Exercise materials:

[start]

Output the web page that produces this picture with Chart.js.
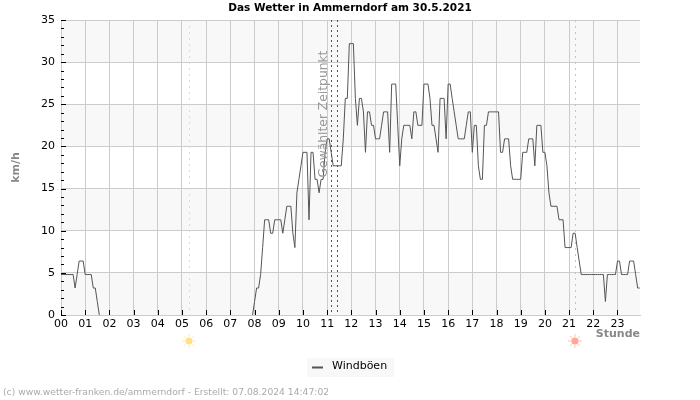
<!DOCTYPE html>
<html>
<head>
<meta charset="utf-8">
<style>body { margin: 0; background: #fff; }</style>
<script src="https://cdn.jsdelivr.net/npm/chart.js@4"></script>
</head>
<body>
<canvas id="myChart" width="700" height="400"></canvas>
<script>
// Windboeen in km/h, one row per hour, 5 minute values. null = line not visible (calm)
var hour00 = [4.8, 4.8, 4.8, 4.8, 4.8, 4.8, 4.8, 3.2, 4.8, 6.4, 6.4, 6.4];
var hour01 = [4.8, 4.8, 4.8, 4.8, 3.2, 3.2, 1.6, 0, null, null, null, null];
var hour02 = [null, null, null, null, null, null, null, null, null, null, null, null];
var hour03 = [null, null, null, null, null, null, null, null, null, null, null, null];
var hour04 = [null, null, null, null, null, null, null, null, null, null, null, null];
var hour05 = [null, null, null, null, null, null, null, null, null, null, null, null];
var hour06 = [null, null, null, null, null, null, null, null, null, null, null, null];
var hour07 = [null, null, null, null, null, null, null, null, null, null, null, 0];
var hour08 = [1.6, 3.2, 3.2, 4.8, 8, 11.3, 11.3, 11.3, 9.7, 9.7, 11.3, 11.3];
var hour09 = [11.3, 11.3, 9.7, 11.3, 12.9, 12.9, 12.9, 9.7, 8, 14.5, 16.1, 17.7];
var hour10 = [19.3, 19.3, 19.3, 11.3, 19.3, 19.3, 16.1, 16.1, 14.5, 16.1, 16.1, 19.3];
var hour11 = [20.9, 20.9, 19.3, 17.7, 17.7, 17.7, 17.7, 17.7, 20.9, 25.7, 25.7, 32.2];
var hour12 = [32.2, 32.2, 25.7, 22.5, 25.7, 25.7, 24.1, 19.3, 24.1, 24.1, 22.5, 22.5];
var hour13 = [20.9, 20.9, 20.9, 22.5, 24.1, 24.1, 24.1, 19.3, 27.4, 27.4, 27.4, 22.5];
var hour14 = [17.7, 20.9, 22.5, 22.5, 22.5, 22.5, 20.9, 24.1, 24.1, 22.5, 22.5, 22.5];
var hour15 = [27.4, 27.4, 27.4, 25.7, 22.5, 22.5, 20.9, 19.3, 25.7, 25.7, 25.7, 20.9];
var hour16 = [27.4, 27.4, 25.7, 24.1, 22.5, 20.9, 20.9, 20.9, 20.9, 22.5, 24.1, 24.1];
var hour17 = [19.3, 22.5, 22.5, 17.7, 16.1, 16.1, 22.5, 22.5, 24.1, 24.1, 24.1, 24.1];
var hour18 = [24.1, 24.1, 19.3, 19.3, 20.9, 20.9, 20.9, 17.7, 16.1, 16.1, 16.1, 16.1];
var hour19 = [16.1, 19.3, 19.3, 19.3, 20.9, 20.9, 20.9, 17.7, 22.5, 22.5, 22.5, 19.3];
var hour20 = [19.3, 17.7, 14.5, 12.9, 12.9, 12.9, 12.9, 11.3, 11.3, 11.3, 8, 8];
var hour21 = [8, 8, 9.7, 9.7, 8, 6.4, 4.8, 4.8, 4.8, 4.8, 4.8, 4.8];
var hour22 = [4.8, 4.8, 4.8, 4.8, 4.8, 4.8, 1.6, 4.8, 4.8, 4.8, 4.8, 4.8];
var hour23 = [6.4, 6.4, 4.8, 4.8, 4.8, 4.8, 6.4, 6.4, 6.4, 4.8, 3.2, 3.2];

var hourLabels = ['00', '01', '02', '03', '04', '05', '06', '07', '08', '09', '10', '11',
    '12', '13', '14', '15', '16', '17', '18', '19', '20', '21', '22', '23'];
var sunrise = 5.29;
var sunset = 21.24;
var selectedTime = [11.15, 11.4];

var windboeen = [].concat(hour00, hour01, hour02, hour03, hour04, hour05, hour06, hour07,
    hour08, hour09, hour10, hour11, hour12, hour13, hour14, hour15, hour16, hour17,
    hour18, hour19, hour20, hour21, hour22, hour23);

var points = windboeen.map(function (v, i) {
    return { x: i / 12, y: v };
});

var FONT = '"DejaVu Sans"';
var TITLE = 'Das Wetter in Ammerndorf am 30.5.2021';

function sun(ctx, x, y, color) {
    ctx.save();
    ctx.strokeStyle = color;
    ctx.fillStyle = color;
    ctx.lineWidth = 1;
    ctx.globalAlpha = 0.7;
    for (var a = 0; a < 8; a++) {
        var r = a * Math.PI / 4;
        ctx.beginPath();
        ctx.moveTo(x + Math.cos(r) * 4, y + Math.sin(r) * 4);
        ctx.lineTo(x + Math.cos(r) * 7, y + Math.sin(r) * 7);
        ctx.stroke();
    }
    ctx.globalAlpha = 1;
    ctx.beginPath();
    ctx.arc(x, y, 3.6, 0, Math.PI * 2);
    ctx.fill();
    ctx.restore();
}

// white / grey bands behind the grid
var bandsPlugin = {
    id: 'bands',
    beforeDraw: function (chart) {
        var ctx = chart.ctx, a = chart.chartArea, y = chart.scales.y;
        ctx.save();
        ctx.fillStyle = '#f8f8f8';
        for (var v = 0; v < 35; v += 10) {
            var top = y.getPixelForValue(v + 5), bottom = y.getPixelForValue(v);
            ctx.fillRect(a.left, top, a.right - a.left, bottom - top);
        }
        ctx.restore();
    }
};

var extrasPlugin = {
    id: 'extras',
    beforeDatasetsDraw: function (chart) {
        var ctx = chart.ctx, a = chart.chartArea, x = chart.scales.x, y = chart.scales.y;
        ctx.save();

        // ticks inside the plot
        ctx.strokeStyle = '#000';
        ctx.lineWidth = 1;
        for (var v = 0; v <= 35; v++) {
            var py = Math.round(y.getPixelForValue(v)) + 0.5;
            ctx.beginPath();
            ctx.moveTo(a.left, py);
            ctx.lineTo(a.left + (v % 5 === 0 ? 5 : 3), py);
            ctx.stroke();
        }
        hourLabels.forEach(function (l, h) {
            var px = Math.round(x.getPixelForValue(h)) + 0.5;
            ctx.beginPath();
            ctx.moveTo(px, a.bottom);
            ctx.lineTo(px, a.bottom - 5);
            ctx.stroke();
        });

        // sun lines
        ctx.setLineDash([2, 4]);
        ctx.strokeStyle = '#f2e27a';
        var sx = Math.round(x.getPixelForValue(sunrise)) + 0.5;
        ctx.beginPath(); ctx.moveTo(sx, a.top); ctx.lineTo(sx, a.bottom - 5); ctx.stroke();
        ctx.strokeStyle = '#f5bd6a';
        var ex = Math.round(x.getPixelForValue(sunset)) + 0.5;
        ctx.beginPath(); ctx.moveTo(ex, a.top); ctx.lineTo(ex, a.bottom - 5); ctx.stroke();

        // selected time
        ctx.setLineDash([2, 3]);
        ctx.strokeStyle = '#555';
        selectedTime.forEach(function (t) {
            var px = Math.round(x.getPixelForValue(t)) + 0.5;
            ctx.beginPath(); ctx.moveTo(px, a.top); ctx.lineTo(px, a.bottom); ctx.stroke();
        });
        ctx.setLineDash([]);
        ctx.restore();
    },
    afterDraw: function (chart) {
        var ctx = chart.ctx, x = chart.scales.x;
        ctx.save();
        ctx.textBaseline = 'middle';

        ctx.fillStyle = '#000';
        ctx.font = 'bold 10.5px ' + FONT;
        ctx.textAlign = 'center';
        ctx.fillText(TITLE, 350, 8);

        ctx.fillStyle = '#999';
        ctx.font = '12.3px ' + FONT;
        ctx.save();
        ctx.translate(323.5, 114);
        ctx.rotate(-Math.PI / 2);
        ctx.fillText('Gewählter Zeitpunkt', 0, 0);
        ctx.restore();

        sun(ctx, x.getPixelForValue(sunrise), 341, '#fde28c');
        sun(ctx, x.getPixelForValue(sunset), 341, '#ffa896');

        // Stunde
        ctx.fillStyle = '#888';
        ctx.font = 'bold 11px ' + FONT;
        ctx.textAlign = 'right';
        ctx.fillText('Stunde', 640, 334);

        // legend
        ctx.fillStyle = '#f8f8f8';
        ctx.fillRect(307, 358, 87, 19);
        ctx.strokeStyle = '#555';
        ctx.lineWidth = 2;
        ctx.beginPath(); ctx.moveTo(312, 367.5); ctx.lineTo(323, 367.5); ctx.stroke();
        ctx.fillStyle = '#000';
        ctx.font = '11px ' + FONT;
        ctx.textAlign = 'left';
        ctx.fillText(chart.data.datasets[0].label, 332, 366.5);

        // footer
        ctx.fillStyle = '#aaa';
        ctx.font = '9.2px ' + FONT;
        ctx.fillText('(c) www.wetter-franken.de/ammerndorf - Erstellt: 07.08.2024 14:47:02', 3, 393);
        ctx.restore();
    }
};

var config = {
    type: 'line',
    data: {
        datasets: [{
            label: 'Windböen',
            data: points,
            borderColor: '#555',
            borderWidth: 1,
            pointRadius: 0,
            tension: 0,
            spanGaps: false
        }]
    },
    options: {
        responsive: false,
        animation: false,
        layout: { padding: { top: 20, right: 60 } },
        plugins: {
            legend: { display: false },
            tooltip: { enabled: false },
            title: { display: false }
        },
        scales: {
            x: {
                type: 'linear',
                min: 0,
                max: 23.93,
                afterFit: function (s) { s.height = 85; },
                afterBuildTicks: function (s) {
                    s.ticks = hourLabels.map(function (l, h) { return { value: h }; });
                },
                ticks: {
                    autoSkip: false,
                    maxRotation: 0,
                    padding: 3,
                    color: '#000',
                    font: { family: FONT, size: 11 },
                    callback: function (v) { return hourLabels[v]; }
                },
                grid: { color: '#ccc', drawTicks: false },
                border: { color: '#ccc' }
            },
            y: {
                min: 0,
                max: 35,
                afterFit: function (s) { s.width = 61; },
                ticks: {
                    stepSize: 5,
                    padding: 6,
                    color: '#000',
                    font: { family: FONT, size: 11 }
                },
                title: {
                    display: true,
                    text: 'km/h',
                    color: '#888',
                    font: { family: FONT, size: 11, weight: 'bold' },
                    padding: { top: 10, bottom: 0 }
                },
                grid: { color: '#ccc', drawTicks: false },
                border: { color: '#ccc' }
            }
        }
    },
    plugins: [bandsPlugin, extrasPlugin]
};

var myChart = new Chart(document.getElementById('myChart'), config);
</script>
</body>
</html>
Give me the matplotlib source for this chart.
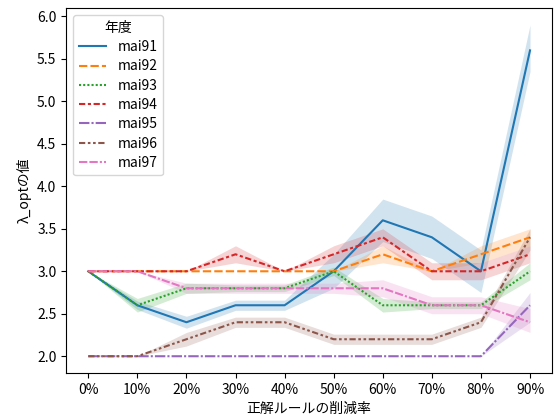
import matplotlib
matplotlib.use("Agg")
import matplotlib.pyplot as plt

plt.rcParams['font.family'] = ['Noto Sans CJK JP', 'DejaVu Sans']

# 正解ルールの削減率
rates = ['0%', '10%', '20%', '30%', '40%', '50%', '60%', '70%', '80%', '90%']

# 各年度の λ_opt 平均値と信頼区間 (下限, 上限)
mai91 = [3.0, 2.6, 2.4, 2.6, 2.6, 3.0, 3.6, 3.4, 3.0, 5.6]
mai91_lo = [3.0, 2.55, 2.33, 2.54, 2.54, 2.8, 3.35, 3.15, 2.75, 5.35]
mai91_hi = [3.0, 2.65, 2.47, 2.66, 2.66, 3.2, 3.85, 3.65, 3.25, 5.9]

mai92 = [3.0, 3.0, 3.0, 3.0, 3.0, 3.0, 3.2, 3.0, 3.2, 3.4]
mai92_lo = [3.0, 3.0, 3.0, 3.0, 3.0, 3.0, 3.1, 3.0, 3.1, 3.3]
mai92_hi = [3.0, 3.0, 3.0, 3.0, 3.0, 3.0, 3.3, 3.0, 3.3, 3.5]

mai93 = [3.0, 2.6, 2.8, 2.8, 2.8, 3.0, 2.6, 2.6, 2.6, 3.0]
mai93_lo = [3.0, 2.52, 2.74, 2.76, 2.76, 2.95, 2.52, 2.56, 2.56, 2.9]
mai93_hi = [3.0, 2.68, 2.86, 2.84, 2.84, 3.05, 2.68, 2.64, 2.64, 3.1]

mai94 = [3.0, 3.0, 3.0, 3.2, 3.0, 3.2, 3.4, 3.0, 3.0, 3.2]
mai94_lo = [3.0, 3.0, 3.0, 3.1, 3.0, 3.1, 3.3, 2.9, 2.9, 3.1]
mai94_hi = [3.0, 3.0, 3.0, 3.3, 3.0, 3.3, 3.5, 3.1, 3.1, 3.3]

mai95 = [2.0, 2.0, 2.0, 2.0, 2.0, 2.0, 2.0, 2.0, 2.0, 2.6]
mai95_lo = [2.0, 2.0, 2.0, 2.0, 2.0, 2.0, 2.0, 2.0, 2.0, 2.4]
mai95_hi = [2.0, 2.0, 2.0, 2.0, 2.0, 2.0, 2.0, 2.0, 2.0, 2.75]

mai96 = [2.0, 2.0, 2.2, 2.4, 2.4, 2.2, 2.2, 2.2, 2.4, 3.4]
mai96_lo = [2.0, 2.0, 2.12, 2.34, 2.34, 2.14, 2.14, 2.14, 2.34, 3.25]
mai96_hi = [2.0, 2.0, 2.28, 2.46, 2.46, 2.26, 2.26, 2.26, 2.46, 3.5]

mai97 = [3.0, 3.0, 2.8, 2.8, 2.8, 2.8, 2.8, 2.6, 2.6, 2.4]
mai97_lo = [3.0, 3.0, 2.74, 2.74, 2.74, 2.74, 2.7, 2.5, 2.5, 2.28]
mai97_hi = [3.0, 3.0, 2.86, 2.86, 2.86, 2.86, 2.9, 2.7, 2.7, 2.56]

years = ['mai91', 'mai92', 'mai93', 'mai94', 'mai95', 'mai96', 'mai97']
means = [mai91, mai92, mai93, mai94, mai95, mai96, mai97]
lows = [mai91_lo, mai92_lo, mai93_lo, mai94_lo, mai95_lo, mai96_lo, mai97_lo]
highs = [mai91_hi, mai92_hi, mai93_hi, mai94_hi, mai95_hi, mai96_hi, mai97_hi]

colors = ['#1f77b4', '#ff7f0e', '#2ca02c', '#d62728', '#9467bd', '#8c564b', '#e377c2']
dashes = [(None, None), (4, 1.5), (1, 1), (3, 1.25, 1.5, 1.25), (5, 1, 1, 1),
          (3, 1.25, 1.25, 1.25, 1.25, 1.25), (4, 1, 4, 1, 1, 1)]

fig, ax = plt.subplots(figsize=(5.56, 4.17), dpi=100)
fig.subplots_adjust(left=0.119, right=0.993, top=0.98, bottom=0.106)

x = list(range(len(rates)))
for name, m, lo, hi, c, d in zip(years, means, lows, highs, colors, dashes):
    line, = ax.plot(x, m, color=c, lw=1.5, label=name)
    if d[0] is not None:
        line.set_dashes(d)
    ax.fill_between(x, lo, hi, color=c, alpha=0.2, linewidth=0)

ax.set_xticks(x)
ax.set_xticklabels(rates)
ax.set_xlabel('正解ルールの削減率')
ax.set_ylabel('λ_optの値')
ax.legend(title='年度', loc='upper left', labelspacing=0.38)

fig.savefig('out.png', dpi=100)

[end]

What to do:
Using the entries above, write out exactly the lines from the one with "Give me the matplotlib source for this chart." through the one with "3.0, 3.3, 3.5]", ends included. Leave out any pictures.

Full output:
Give me the matplotlib source for this chart.
import matplotlib
matplotlib.use("Agg")
import matplotlib.pyplot as plt

plt.rcParams['font.family'] = ['Noto Sans CJK JP', 'DejaVu Sans']

# 正解ルールの削減率
rates = ['0%', '10%', '20%', '30%', '40%', '50%', '60%', '70%', '80%', '90%']

# 各年度の λ_opt 平均値と信頼区間 (下限, 上限)
mai91 = [3.0, 2.6, 2.4, 2.6, 2.6, 3.0, 3.6, 3.4, 3.0, 5.6]
mai91_lo = [3.0, 2.55, 2.33, 2.54, 2.54, 2.8, 3.35, 3.15, 2.75, 5.35]
mai91_hi = [3.0, 2.65, 2.47, 2.66, 2.66, 3.2, 3.85, 3.65, 3.25, 5.9]

mai92 = [3.0, 3.0, 3.0, 3.0, 3.0, 3.0, 3.2, 3.0, 3.2, 3.4]
mai92_lo = [3.0, 3.0, 3.0, 3.0, 3.0, 3.0, 3.1, 3.0, 3.1, 3.3]
mai92_hi = [3.0, 3.0, 3.0, 3.0, 3.0, 3.0, 3.3, 3.0, 3.3, 3.5]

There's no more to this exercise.